Along with race, gender, and sexuality, Rev. Doctor spoke to the “different points of departure,” such as where one was raised and how one views the world. He discussed the problematic trend of “tokenizing,” the symbolic but feeble attempt to be inclusive to minority groups, and challenged the crowd to consider when diversity “becomes cherry-picking instead of celebrating that every table has a seat for everyone.”
An ordained clergyman, Rev. Doctor described himself as “unapologetically black, unashamedly gay, and wholeheartedly Christian.” Now living in Washington, D.C., Rev. Doctor serves as a Board Member and Executive Committee Secretary of Diversity Richmond, and is a founding member of Us Giving Richmond Connection (UGRC).
Rev. Doctor graduated from Virginia Commonwealth University (VCU), with a Bachelor of Arts degree in Religious Studies. He completed graduate work at the Interdenominational Theological Center (ITC) in Atlanta, toward the Masters of Divinity and is currently completing a Master of Public Health with a concentration in Public Health Leadership at Capella University.
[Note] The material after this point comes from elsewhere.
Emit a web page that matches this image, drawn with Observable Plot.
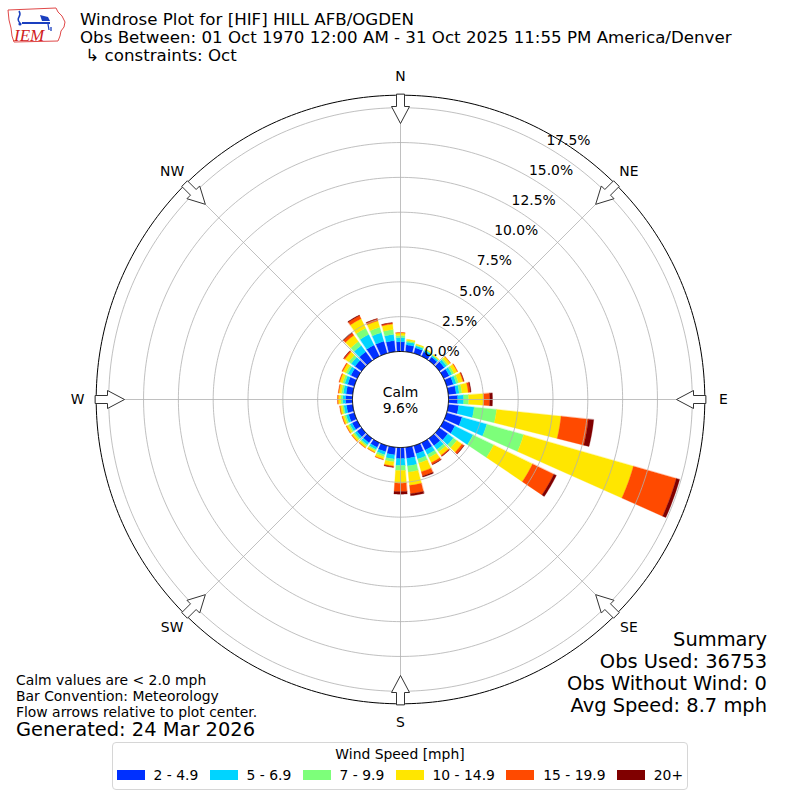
<!DOCTYPE html>
<html>
<head>
<meta charset="utf-8">
<script src="https://cdn.jsdelivr.net/npm/d3@7"></script>
<script src="https://cdn.jsdelivr.net/npm/@observablehq/plot@0.6"></script>
<style>
  body { margin: 0; background: #fff; font-family: "DejaVu Sans", sans-serif; color: #000; }
  #wrap { position: relative; width: 800px; height: 800px; overflow: hidden; background: #fff; }
  #chart { position: absolute; left: 0; top: 0; }
  #logo { position: absolute; left: 0; top: 0; }
  .title { position: absolute; left: 80px; top: 11.3px; font-size: 16.67px; line-height: 18px; white-space: pre; }
  .notes { position: absolute; left: 16px; top: 672px; font-size: 13.9px; line-height: 16px; white-space: pre; }
  .generated { position: absolute; left: 16px; top: 719.4px; font-size: 19.44px; line-height: 22px; white-space: pre; }
  .summary { position: absolute; right: 33px; top: 629px; font-size: 19.44px; line-height: 22px; text-align: right; }
  .summary div { display: flex; justify-content: flex-end; }
  .summary span { white-space: pre; }
  .legend { position: absolute; left: 112px; top: 742px; width: 574px; height: 46px; border: 1px solid #d6d6d6; border-radius: 4px; background: #fff; }
  .legend .lt { position: absolute; left: 0; right: 0; top: 2.5px; text-align: center; font-size: 13.9px; line-height: 16px; }
  .legend .row { position: absolute; left: 0; right: 0; top: 25px; height: 14px; display: flex; justify-content: center; align-items: center; gap: 11.5px; font-size: 13.9px; line-height: 16px; }
  .legend .item { display: flex; align-items: center; gap: 8.7px; }
  .legend .sw { width: 28px; height: 10px; }
</style>
</head>
<body>
<div id="wrap">
  <div id="chart"></div>
  <svg id="logo" width="72" height="50">
    <path d="M8,10 L56,8 L58,12 L62,16 L65,22 L64,27 L61,31 L60,36 L58,41 L14,42 L12,36 L11,28 L9,20 Z" fill="none" stroke="#e04848" stroke-width="1"/>
    <path d="M19,11 q2,3 0,6 q-2,3 1,6" stroke="#1a3fbf" fill="none" stroke-width="1.5"/>
    <line x1="22" y1="23" x2="50" y2="23" stroke="#1a3fbf" stroke-width="2"/>
    <path d="M40,15 l8,2 l2,4 l-8,0 z" fill="#1a3fbf"/>
    <path d="M48,24 l1,6 M51,27 l0,4" stroke="#1a3fbf" stroke-width="1.3" fill="none"/>
    <circle cx="20" cy="24" r="1.6" fill="#1a3fbf"/>
    <text x="14" y="41" font-family="Liberation Serif" font-style="italic" font-size="17" fill="#d02020">IEM</text>
  </svg>
  <div class="title" id="title"></div>
  <div class="notes" id="notes"></div>
  <div class="generated" id="generated"></div>
  <div class="summary" id="summary"></div>
  <div class="legend" id="legend"><div class="lt" id="legendTitle"></div><div class="row" id="legendRow"></div></div>
</div>
<script>
// ---------------- data ----------------
const titleLines = [
  "Windrose Plot for [HIF] HILL AFB/OGDEN",
  "Obs Between: 01 Oct 1970 12:00 AM - 31 Oct 2025 11:55 PM America/Denver",
  " \u21B3 constraints: Oct"
];
const noteLines = ["Calm values are < 2.0 mph", "Bar Convention: Meteorology", "Flow arrows relative to plot center."];
const generatedText = "Generated: 24 Mar 2026";
const summaryLines = ["Summary", "Obs Used: 36753", "Obs Without Wind: 0", "Avg Speed: 8.7 mph"];
const legendTitle = "Wind Speed [mph]";
const calmPct = 9.6;

const directions = [0,10,20,30,40,50,60,70,80,90,100,110,120,130,140,150,160,170,180,190,200,210,220,230,240,250,260,270,280,290,300,310,320,330,340,350];
const speedBins = ["2 - 4.9", "5 - 6.9", "7 - 9.9", "10 - 14.9", "15 - 19.9", "20+"];
const binColors = ["#0030ff", "#00d4ff", "#7dff7a", "#ffe600", "#ff4a00", "#800000"];

// percent of observations per direction for each speed bin
const spd2to5 = [0.70,0.50,0.42,0.38,0.33,0.45,0.45,0.50,0.57,0.66,0.75,1.15,0.90,0.75,0.65,0.60,0.60,0.80,0.80,0.55,0.45,0.38,0.40,0.42,0.42,0.43,0.45,0.50,0.48,0.50,0.52,0.60,0.80,0.90,0.90,0.80];
const spd5to7 = [0.30,0.20,0.14,0.12,0.11,0.20,0.22,0.22,0.22,0.43,1.12,1.85,1.45,0.50,0.35,0.35,0.40,0.55,0.50,0.30,0.22,0.17,0.18,0.18,0.18,0.19,0.19,0.21,0.20,0.22,0.24,0.33,0.55,0.85,0.65,0.45];
const spd7to10 = [0.15,0.10,0.07,0.05,0.05,0.13,0.16,0.17,0.20,0.36,1.62,2.75,1.65,0.30,0.20,0.25,0.30,0.45,0.36,0.20,0.15,0.10,0.11,0.12,0.12,0.12,0.12,0.14,0.14,0.15,0.16,0.22,0.35,0.50,0.40,0.35];
const spd10to15 = [0.18,0.10,0.07,0.05,0.06,0.20,0.26,0.33,0.45,1.08,4.65,8.20,3.10,0.45,0.30,0.40,0.65,0.95,0.90,0.30,0.20,0.13,0.14,0.15,0.15,0.15,0.15,0.18,0.18,0.22,0.24,0.33,0.55,0.75,0.48,0.40];
const spd15to20 = [0.03,0.00,0.00,0.00,0.00,0.02,0.04,0.07,0.16,0.43,1.97,3.20,1.70,0.17,0.08,0.14,0.32,0.60,0.60,0.08,0.04,0.02,0.03,0.03,0.03,0.04,0.04,0.05,0.05,0.06,0.07,0.10,0.20,0.25,0.15,0.09];
const spd20plus = [0.00,0.00,0.00,0.00,0.00,0.00,0.00,0.01,0.05,0.20,0.39,0.25,0.20,0.03,0.02,0.03,0.08,0.15,0.19,0.02,0.00,0.00,0.00,0.00,0.00,0.00,0.00,0.00,0.00,0.00,0.00,0.02,0.05,0.05,0.02,0.01];

const ringValues = [0, 2.5, 5, 7.5, 10, 12.5, 15, 17.5];
const ringLabels = ["0.0%", "2.5%", "5.0%", "7.5%", "10.0%", "12.5%", "15.0%", "17.5%"];
const compassAngles = [0, 45, 90, 135, 180, 225, 270, 315];
const compassLabels = ["N", "NE", "E", "SE", "S", "SW", "W", "NW"];

// ---------------- layout constants ----------------
const PX = 13.93;          // pixels per percent
const R0 = 48 / PX;        // calm circle radius (percent units)
const U = 304.3 / PX;      // outer circle radius
const HALF = 4;            // half bar width in degrees
const rad = d => d * Math.PI / 180;
const P = (b, u) => [u * Math.sin(rad(b)), u * Math.cos(rad(b))];

// ---------------- derived rows ----------------
const series = [spd2to5, spd5to7, spd7to10, spd10to15, spd15to20, spd20plus];
const wedges = [];
directions.forEach((d, i) => {
  let cum = 0;
  series.forEach((arr, j) => {
    const v = arr[i];
    if (!(v > 0)) return;
    const u0 = R0 + cum, u1 = R0 + cum + v;
    cum += v;
    const id = d + "-" + j;
    const n = 10;
    for (let k = 0; k <= n; k++) { const [x, y] = P(d - HALF + 2 * HALF * k / n, u0); wedges.push({id, bin: speedBins[j], x, y}); }
    for (let k = n; k >= 0; k--) { const [x, y] = P(d - HALF + 2 * HALF * k / n, u1); wedges.push({id, bin: speedBins[j], x, y}); }
  });
});

const circle = (u, key) => d3.range(0, 360, 1).map(a => { const [x, y] = P(a, u); return {key, x, y}; });
const rings = ringValues.slice(1).flatMap(v => circle(R0 + v, v));
const calmRing = circle(R0, "calm");
const outerRing = circle(U, "outer");

// arrows (shape in pixels, converted to percent units)
const arrowShape = [[305,-4],[293,-4],[293,-9],[276,0],[293,9],[293,4],[305,4]];
const arrows = compassAngles.flatMap(a => arrowShape.map(([r, o]) => {
  const rr = r / PX, oo = o / PX, t = rad(a);
  return {a, x: rr * Math.sin(t) + oo * Math.cos(t), y: rr * Math.cos(t) - oo * Math.sin(t)};
}));

const LABEL_R = 323 / PX;
const chart = Plot.plot({
  width: 800, height: 800,
  marginLeft: 95.7, marginRight: 95.7, marginTop: 94.7, marginBottom: 96.7,
  x: {domain: [-U, U], axis: null},
  y: {domain: [-U, U], axis: null},
  color: {domain: speedBins, range: binColors},
  style: {fontFamily: "DejaVu Sans", background: "transparent", overflow: "visible", color: "black"},
  marks: [
    Plot.line(wedges, {x: "x", y: "y", z: "id", fill: "bin", stroke: "bin", strokeWidth: 0.3, curve: "linear-closed"}),
    Plot.line(rings, {x: "x", y: "y", z: "key", stroke: "#b0b0b0", strokeWidth: 0.8, curve: "linear-closed"}),
    Plot.link(compassAngles, {x1: 0, y1: 0, x2: a => U * Math.sin(rad(a)), y2: a => U * Math.cos(rad(a)), stroke: "#b0b0b0", strokeWidth: 0.8}),
    Plot.line(calmRing, {x: "x", y: "y", fill: "white", stroke: "black", strokeWidth: 1, curve: "linear-closed"}),
    Plot.line(outerRing, {x: "x", y: "y", stroke: "black", strokeWidth: 1, curve: "linear-closed"}),
    Plot.line(arrows, {x: "x", y: "y", z: "a", fill: "white", stroke: "#333", strokeWidth: 1, curve: "linear-closed", strokeLinejoin: "miter"}),
    Plot.text(compassAngles, {x: a => LABEL_R * Math.sin(rad(a)), y: a => LABEL_R * Math.cos(rad(a)), text: (a, i) => compassLabels[i], fontSize: 13.9, fill: "black"}),
    Plot.text(ringValues, {x: v => (R0 + v) * Math.sin(rad(30)), y: v => (R0 + v) * Math.cos(rad(30)), text: (v, i) => ringLabels[i], textAnchor: "start", lineAnchor: "bottom", dy: -2, fontSize: 13.9, fill: "black"}),
    Plot.text([calmPct], {x: 0, y: 0, text: d => "Calm\n" + d.toFixed(1) + "%", fontSize: 13.9, lineHeight: 1.16, fill: "black"})
  ]
});
document.getElementById("chart").appendChild(chart);

// ---------------- HTML text ----------------
document.getElementById("title").textContent = titleLines.join("\n");
document.getElementById("notes").textContent = noteLines.join("\n");
document.getElementById("generated").textContent = generatedText;
const sumEl = document.getElementById("summary");
summaryLines.forEach(t => {
  const line = document.createElement("div");
  const sp = document.createElement("span"); sp.textContent = t;
  line.appendChild(sp); sumEl.appendChild(line);
});
document.getElementById("legendTitle").textContent = legendTitle;
const row = document.getElementById("legendRow");
speedBins.forEach((b, i) => {
  const item = document.createElement("div"); item.className = "item";
  const sw = document.createElement("div"); sw.className = "sw"; sw.style.background = binColors[i];
  const lb = document.createElement("span"); lb.textContent = b;
  item.appendChild(sw); item.appendChild(lb); row.appendChild(item);
});
</script>
</body>
</html>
In his undeniably lively demeanor, Rev. Doctor continued his message of inclusivity and empathy. He discussed the common goals inherent in his work, citing Pakistani activist and Nobel Prize winner Malala Yousafzai’s creed: “I speak not for myself, but for those without a voice.”
Perhaps Rev. Doctor’s most poignant message came in the form or a sweet treat, and the disparate, dissimilar, but necessary ingredients inherent in its making.
In the making of a cream cheese pound cake—Rev. Doctor said he makes one for his father twice a month—he emphasized the components—eggs, cream cheese, flour, sugar, butter, eggs—and the fact that all are purchased at different temperatures.
“You don’t just put it in the oven,” he said. You have to “get them on the counter, get them to the same temperature.” When the cake comes out of the oven—after “84 minutes at 325 degrees,” he specified—“the ingredients heat up, and you can’t tell the parts, the flour, sugar, egg, butter, cream cheese, all you know is you got a really good cake.”
Less subtly, Rev. Doctor stressed, “The stuff that separates or divides us means nothing. All the other stuff comes together and complements the other.”
He imparted a message for the Williston community to take as it proceeded to various WNS Day workshops.
“Each of us has a part to play in the cake process,” he said. “Our lifelong goal is finding out what part you play.”
Integral to the cake construction, Rev. Doctor stressed, is the need for dialogue. “The blending and merging occurs,” he said, “when conversation happens, when interactions happen, when experiences in life happen.”
One more metaphor closed Rev. Doctor’s presentation and tied together his overarching message of inclusivity, celebration, and cooperation.
“When we stop focusing on whether it is a jay or a sparrow, a blue bird or a cardinal, we recognize that all birds fly and sing no matter where they’re from,” he said. “Just like all birds fly and sing, each of us has a song.”